Verhärtete Fronten: Kathy und Behrani

Das kann in der Form nur gelingen, da die gegensätzlichen Partein nie zu schwarz/weiß gezeichnet werden, sie haben alle Licht und Schatten, handeln aus ihrer Perspektive verständlich, ziehen Sympathien wie Antipathien auf sich, sind nicht nur gut und böse. Es ist verständlich und menschlich, mit der armen Kathy mitzufühlen, die ihren letzten echten Halt im Leben, ihr Haus, aufgrund eines bürokratischen Fehlers verliert, doch ganz unschuldig ist sie an der Situation nicht. Es lässt sich in Behrani hineinversetzen, der seinen Stolz an schmutzigen Baustellen und hinter der Kasse einer Tankstelle verloren hat, nun alles auf eine Karte setzt und das nicht mehr hergeben will. Er hat ja keinen Fehler gemacht, warum das jetzt platzen lassen? So logisch alles aus dem jeweiligen Fokus ist, so unweigerlich sind auch die Entgleisungen, die sich alle Beteiligten erlauben. Jeder fühlt sich im Recht, jeder sieht seine Felle davonschwimmen und kämpft mit aller Macht um seine Existenz. Egal, wie sehr sich jeder moralisch beschmutzt, es ist menschlich. So menschlich wie dessen Konsequenz, wenn eben auch in dieser Größenordnung, die das bittere Finale bereithält.

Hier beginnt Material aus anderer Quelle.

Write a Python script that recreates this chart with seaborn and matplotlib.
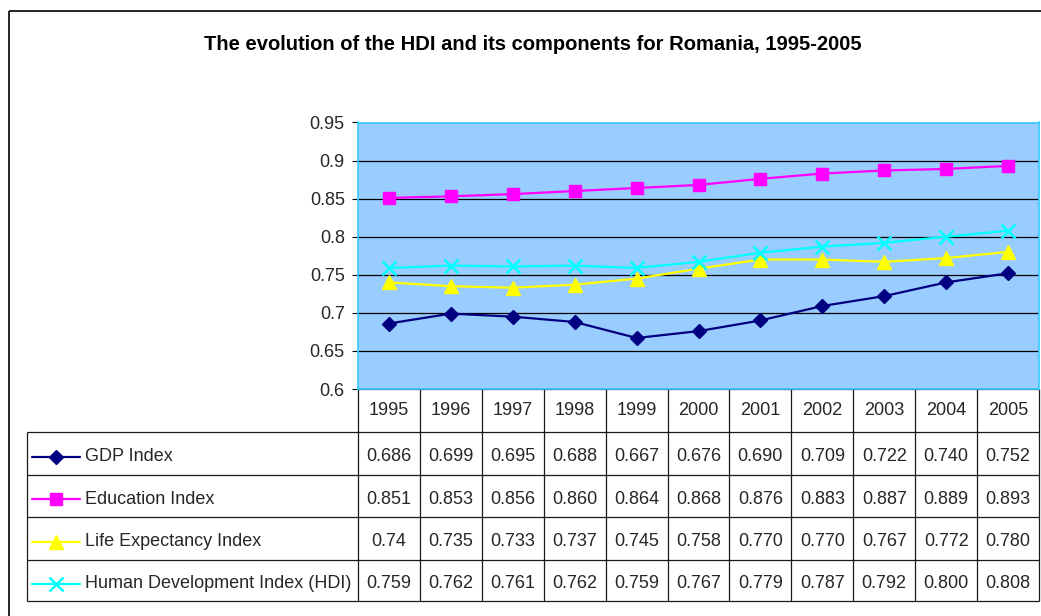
import numpy as np
import pandas as pd
import seaborn as sns
import matplotlib.pyplot as plt
from matplotlib.patches import Rectangle

years = ["1995", "1996", "1997", "1998", "1999", "2000", "2001", "2002", "2003", "2004", "2005"]
gdp_txt = ["0.686", "0.699", "0.695", "0.688", "0.667", "0.676", "0.690", "0.709", "0.722", "0.740", "0.752"]
edu_txt = ["0.851", "0.853", "0.856", "0.860", "0.864", "0.868", "0.876", "0.883", "0.887", "0.889", "0.893"]
life_txt = ["0.74", "0.735", "0.733", "0.737", "0.745", "0.758", "0.770", "0.770", "0.767", "0.772", "0.780"]
hdi_txt = ["0.759", "0.762", "0.761", "0.762", "0.759", "0.767", "0.779", "0.787", "0.792", "0.800", "0.808"]
series_names = ["GDP Index", "Education Index", "Life Expectancy Index", "Human Development Index (HDI)"]
y_ticks = [0.6, 0.65, 0.7, 0.75, 0.8, 0.85, 0.9, 0.95]
y_tick_labels = ["0.6", "0.65", "0.7", "0.75", "0.8", "0.85", "0.9", "0.95"]
title = "The evolution of the HDI and its components for Romania, 1995-2005"

series_txt = [gdp_txt, edu_txt, life_txt, hdi_txt]
colors = ["#000080", "#FF00FF", "#FFFF00", "#00FFFF"]
markers = ["D", "s", "^", "x"]
msizes = [7.5, 8, 10, 10]

sns.set_style("white")
plt.rcParams["font.family"] = ["Liberation Sans", "DejaVu Sans"]

W, H = 1041, 616
fig = plt.figure(figsize=(W / 100, H / 100), dpi=100)

# plot area (pixel layout)
px_left, px_right, px_top, px_bot = 358, 1039, 122.5, 389
ax = fig.add_axes([px_left / W, 1 - px_bot / H, (px_right - px_left) / W, (px_bot - px_top) / H])
ax.set_facecolor("#99CCFF")

n = len(years)
x = np.arange(n)
for txt, c, m, ms in zip(series_txt, colors, markers, msizes):
    vals = [float(v) for v in txt]
    sns.lineplot(x=x, y=vals, ax=ax, color=c, marker=m, markersize=ms,
                 markeredgecolor=c, markeredgewidth=1.8 if m == "x" else 1,
                 linewidth=1.6, legend=False, zorder=3)

ax.set_xlim(-0.5, n - 0.5)
ax.set_ylim(0.6, 0.95)
ax.set_yticks(y_ticks)
ax.set_yticklabels(y_tick_labels)
ax.set_xticks([])
ax.set_xlabel("")
ax.set_ylabel("")
ax.yaxis.grid(True, color="black", linewidth=0.9)
ax.set_axisbelow(True)
ax.tick_params(axis="y", length=4.5, width=0.8, color="black", pad=5, labelsize=13, left=True)
for s in ax.spines.values():
    s.set_color("#33CCFF")
    s.set_linewidth(1.2)

fig.text(533 / W, 1 - 45 / H, title, ha="center", va="center", fontsize=14.5, fontweight="bold",
         color="black")

# data table drawn in pixel coords
tab = fig.add_axes([0, 0, 1, 1], zorder=-1)
tab.set_xlim(0, W)
tab.set_ylim(H, 0)
tab.set_axis_off()

tab.add_patch(Rectangle((8.5, 10.5), 1200, 800, fill=False, edgecolor="black", lw=1.2))

row_edges = [389, 432, 475, 517, 560, 601]
lab_left = 27
cw = (px_right - px_left) / n
lc = "#1a1a1a"
for k in range(n + 1):
    tab.vlines(px_left + k * cw, row_edges[0], row_edges[-1], color=lc, lw=0.9)
tab.vlines(lab_left, row_edges[1], row_edges[-1], color=lc, lw=0.9)
tab.hlines(row_edges[0], px_left, px_right, color=lc, lw=0.9)
for y in row_edges[1:]:
    tab.hlines(y, lab_left, px_right, color=lc, lw=0.9)

yc = (row_edges[0] + row_edges[1]) / 2
for k, yr in enumerate(years):
    tab.text(px_left + (k + 0.5) * cw, yc, yr, ha="center", va="center", fontsize=13)

for r, (name, txt, c, m, ms) in enumerate(zip(series_names, series_txt, colors, markers, msizes)):
    yc = (row_edges[r + 1] + row_edges[r + 2]) / 2
    ty = yc + 3
    tab.plot([32, 80], [ty, ty], color=c, lw=1.6)
    tab.plot([56], [ty], marker=m, markersize=ms, color=c, markeredgecolor=c,
             markeredgewidth=1.8 if m == "x" else 1)
    tab.text(85, ty, name, ha="left", va="center", fontsize=13)
    for k, v in enumerate(txt):
        tab.text(px_left + (k + 0.5) * cw, ty, v, ha="center", va="center", fontsize=13)

fig.savefig("out.png", dpi=100)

In so einem Film hängt viel von den Darstellern ab, wenn die das nicht entsprechend bringen, droht das große Drama zu scheitern. Mit Jennifer Connelly und Ben Kingsley wurden Akteure gefunden, die ihre Rollen großartig ausfüllen. Unter den Tisch darf dabei nicht die Leistung von Shohreh Aghdashloo in der Rolle von Behranis/Kingsleys Ehefrau fallen, die das so authentisch rüberbringt, dass sie hinter den großen Stars eigentlich nur namentlich die zweite Geige spielt.
"Haus aus Sand und Nebel" mag leicht überspitzt wirken, letztendlich fließt aber alles so logisch und verständlich zusammen, dass dieses Attest nicht fair wäre. Filme dürfen und müssen einfach auch Extremsituationen zeigen dürfen, dafür sind sie da. Solange sie glaubwürdig aufgebaut sind, wurde alles richtig gemacht.